By Geoff Soon, Managing Director of South Asia, Snowflake
A long sought-after resource, data scientists are often relegated to spending a significant portion of their time on tedious, mundane but fundamental tasks such as data cleaning and preparation. An IDC-Alteryx infographic1 also reports that up to 45 percent of time is wasted every week because data workers are unsuccessful in their activities. There is little disagreement, however, among data workers including data scientists, that collecting, organising, and cleaning data are the least enjoyable tasks they undertake.
In contrast, data analysts are in abundant supply in many companies. Although they may be well-equipped to address business problems directly, they lack the requisite technical background in data science to build their own machine learning (ML) models. It is paramount that organisations find an alternative method through which they can deploy their data analysts to unlock and monetise valuable insights with their data.
Data Engineering Tools Improve Data Scientists’ Efficiency
Remarkably, advancements made in 2020 point to growing trends for greater adoption and implementation of data science and ML in 2021. Emerging tools and technologies accelerate the work of data scientists while also empowering data analysts to move beyond descriptive analytics.
As more organisations acquire the ability to collect and store data inexpensively, they begin to see a need to build ML-powered data models. Organisations that store their data on-premises or rely on data centres may subsequently find their servers to be overloaded. By moving their data onto the cloud, organisations can easily consolidate their data in a single location, enabling fast and secure data sharing and analysis.
Built natively for the cloud, a data platform like Snowflake addresses efficiently hardware inspired challenges of data warehouses. These issues include the inability or lack of speed in scaling to meet business needs, data transformation, delays or even failures in process or data queries due to high volumes and myriad of other data operation activities.
Speed and Standard of Performance
Cloud native or cloud operations require a certain level of elasticity that pushes the infrastructure to scale up to keep up with extra computing needs and resources. Through the use of virtual environments including virtual warehouses, organisations are able to bring a degree of elastic computing to data science and analytics functions of the organisation. This can be critical in key business decision modelling.
In addition, a nimble, agile cloud data environment enables support for structured and semi-structured data for analytics by optimising the data storage and queries.
When provisioning data analysts and workers in an organisation for example, the load on any traditional warehouse can be significant with queries and compute activities competing for resources. As a result, the delays or lack of concurrency become a key issue in delivering the outcomes for the organisation’s data analysts or scientists.

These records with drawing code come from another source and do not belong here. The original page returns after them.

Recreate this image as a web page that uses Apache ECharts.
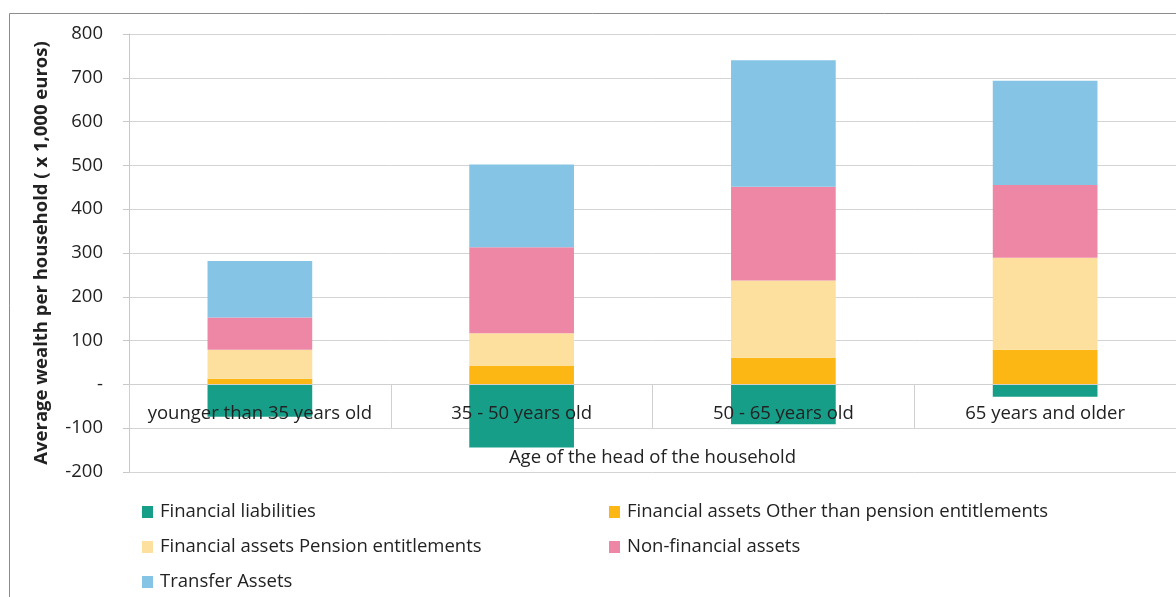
<!DOCTYPE html>
<html>
<head>
<meta charset="utf-8">
<script src="https://cdn.jsdelivr.net/npm/echarts@6/dist/echarts.min.js"></script>
<style>
  html, body { margin: 0; padding: 0; background: #fff; }
  #chart { width: 1176px; height: 597px; }
</style>
</head>
<body>
<div id="chart"></div>
<script>
// age groups
const categories = ['younger than 35 years old', '35 - 50 years old', '50 - 65 years old', '65 years and older'];

// values x 1,000 euros
const liabilities = [-74, -144, -91, -28];
const otherFinancial = [13, 42, 61, 79];
const pension = [66, 75, 176, 210];
const nonFinancial = [74, 196, 214, 166];
const transfer = [129, 189, 289, 238];

const yTicks = { min: -200, max: 800, interval: 100 };

const font = 'Open Sans';
const fs = 18.5;
const chart = echarts.init(document.getElementById('chart'));

function bar(name, data, color) {
  return {
    name: name,
    type: 'bar',
    stack: 'wealth',
    barWidth: '40%',
    data: data,
    itemStyle: { color: color },
    emphasis: { disabled: true }
  };
}

const legendText = { fontSize: fs, color: '#222', fontFamily: font, lineHeight: 20, padding: [0, 0, 0, 2] };

const option = {
  animation: false,
  textStyle: { fontFamily: font },
  graphic: [{
    type: 'polyline',
    shape: { points: [[9.5, 597], [9.5, 13.5], [1176, 13.5]] },
    style: { stroke: '#8c8c8c', lineWidth: 1, fill: null }
  }],
  grid: { left: 129, right: -1, top: 34, bottom: 125 },
  xAxis: {
    type: 'category',
    z: 5,
    data: categories,
    name: 'Age of the head of the household',
    nameLocation: 'middle',
    nameGap: -24,
    nameTextStyle: { fontSize: fs, color: '#222', fontFamily: font },
    axisLine: { onZero: true, lineStyle: { color: '#d0d0d0' } },
    axisTick: { show: true, length: 44, lineStyle: { color: '#d0d0d0' } },
    axisLabel: { fontSize: fs, color: '#222', margin: -68, fontFamily: font, interval: 0 }
  },
  yAxis: {
    type: 'value',
    min: yTicks.min,
    max: yTicks.max,
    interval: yTicks.interval,
    name: 'Average wealth per household ( x 1,000 euros)',
    nameLocation: 'middle',
    nameGap: 78,
    nameTextStyle: { fontSize: fs, fontWeight: 'bold', color: '#222', fontFamily: font },
    axisLine: { show: true, lineStyle: { color: '#c8c8c8' } },
    axisTick: { show: true, length: 6, lineStyle: { color: '#c8c8c8' } },
    axisLabel: {
      fontSize: fs, color: '#222', margin: 26, fontFamily: font,
      formatter: v => (v === 0 ? '-' : String(v))
    },
    splitLine: { lineStyle: { color: '#d4d4d4' } }
  },
  legend: [{
    orient: 'vertical',
    left: 142,
    top: 502,
    padding: 0,
    itemWidth: 11,
    itemHeight: 12,
    itemGap: 15,
    icon: 'rect',
    selectedMode: false,
    textStyle: legendText,
    data: ['Financial liabilities', 'Financial assets Pension entitlements', 'Transfer Assets']
  }, {
    orient: 'vertical',
    left: 609,
    top: 502,
    padding: 0,
    itemWidth: 11,
    itemHeight: 12,
    itemGap: 15,
    icon: 'rect',
    selectedMode: false,
    textStyle: legendText,
    data: ['Financial assets Other than pension entitlements', 'Non-financial assets']
  }],
  series: [
    bar('Financial liabilities', liabilities, '#179e89'),
    bar('Financial assets Other than pension entitlements', otherFinancial, '#fdb714'),
    bar('Financial assets Pension entitlements', pension, '#fde09d'),
    bar('Non-financial assets', nonFinancial, '#ee87a6'),
    bar('Transfer Assets', transfer, '#85c4e4')
  ]
};

chart.setOption(option);
</script>
</body>
</html>
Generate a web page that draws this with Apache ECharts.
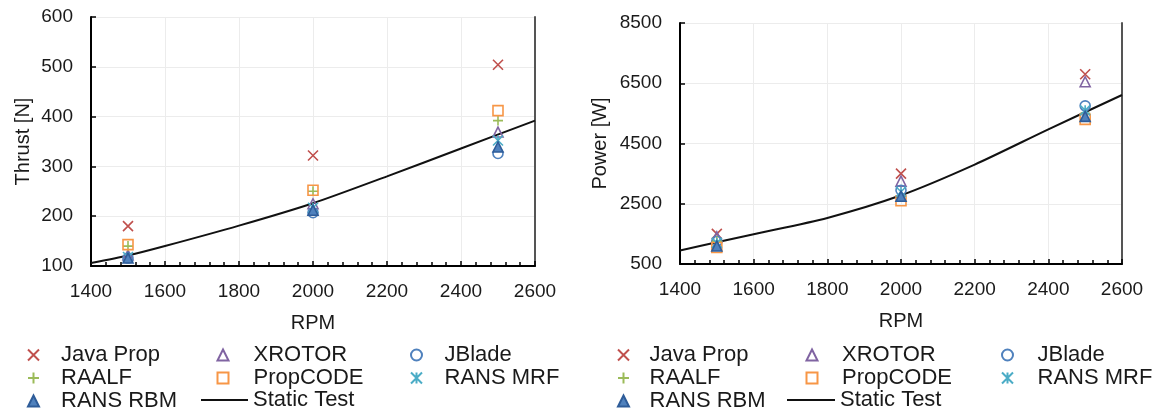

Through a data platform, concurrency issues are addressed through a multicluster architecture where unique queries from one virtual warehouse are segregated and do not impact other virtual data warehouse environments. Data specialists including scientists can function productively without suffering delays compounding the mundane, tedious functions.
Seamless Data Sharing
It is critical that data scientists and analysts be able to extract, load and share data, especially on findings and reports with other key stakeholders. The Snowflake Data Cloud enables sharing not only within the organisation but with external users in a safe and secure manner. Today, as data analytics requires data inputs from a variety of sources, it is becoming a greater imperative that data sharing is seamless and effective.
Built to be of high availability, the Data Cloud ensures high performance operations across platforms including hyper scaler platform AWS or Azure. This enables data workers including scientists to perform their mission critical functions to deliver the reports that make a difference.
The Data Cloud Delivers Value to Analytics
In summary, it is obvious that a modern platform is crucial to analysing and sharing data quickly and with security and in-built governance. Organisations require architecture that enables data consolidation, efficient data preparation, and an extensive partner ecosystem. In doing so, they can benefit greatly from new trends in data science and ML when they mobilise their data.
A data platform that provides companies with the ability to consolidate their data into a single source of truth delivers unparalleled value and benefits. When data analysis and insights can be shared internally and externally without needing to be shifted around, teams will be able to collaborate smoothly, increase their productivity, and engage better with their work. This unified approach also enables data scientists to resubmit findings from their ML activities for general-purpose analytics, as well as embed them within the decision-making process.
In short, data is fast transforming into an actionable asset. Data scientists and data analysts alike benefit from cloud technologies that provide virtually unlimited amounts of compute resources. When organisations manage their data effectively, they will then be able to harness the full power of data to improve their business effectively.